Días transcurridos: 94
Kilómetros recorridos: 12.943
Como burlándose de mis anteriores quejas y reclamos, de mis mal agradecidas desventuras por la capital federal, Buenos Aires me trajo de vuelta para contagiarme de su frenético discurrir. Tal vez fue la lluvia en Montevideo o el temor a los astronómicos precios brasileros, pero, a último minuto y sin mucho qué discutir, embarcamos un buquebus rumbo a Puerto Madero. Así volvimos al puerto del que nos habíamos despedido unos días antes, ya sin la ansiedad de descubrir al monstruo metropolitano, pero, eso sí, con un bellísimo par de boletas de The Cure entre el bolsillo.
Y fue lindo volver a Buenos Aires, no sé si por ser Buenos Aires o por la placentera sensación de volver a un lugar conocido. Ya no tuvimos que pedir un mapa o buscar cansados alguna posada cercana. Allí llegamos como el viajero que vuelve a casa, como quien sabe dónde está y hacia dónde se dirige. Entonces caminamos por las calles sin vacilar, montamos en el subte como buenos residentes y aprovechamos el inesperado regreso para hacer varias de las visitas que habían quedado pendientes.

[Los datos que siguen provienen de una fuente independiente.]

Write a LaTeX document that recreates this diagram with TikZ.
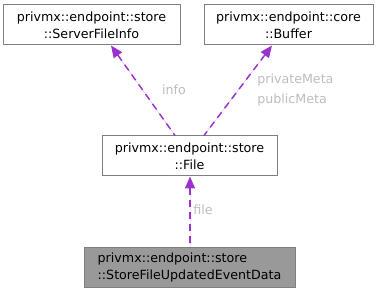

Buenos Aires, con vientos más fríos y montones de hojarasca que empiezan a descansar en el piso, me mostró otra de sus caras, otra de las tantas que tiene y que voy descubriendo con cada nueva visita. Y no fue sólo el concierto en el Monumental, el paseo por el delta o el mejor choripan de San Telmo lo que hizo de este un fin de semana inolvidable. Fue, sobretodo, la compañía de un amigo olvidado, la seguridad de una casa conocida y las incontables carcajadas nocturnas. Porque qué grato es volver a un lugar que ya conoces, más aún cuando un viejo conocido te recibe con los brazos abiertos y, sin importar las grietas que abre el tiempo y la distancia, te hace sentir otra vez como en casa.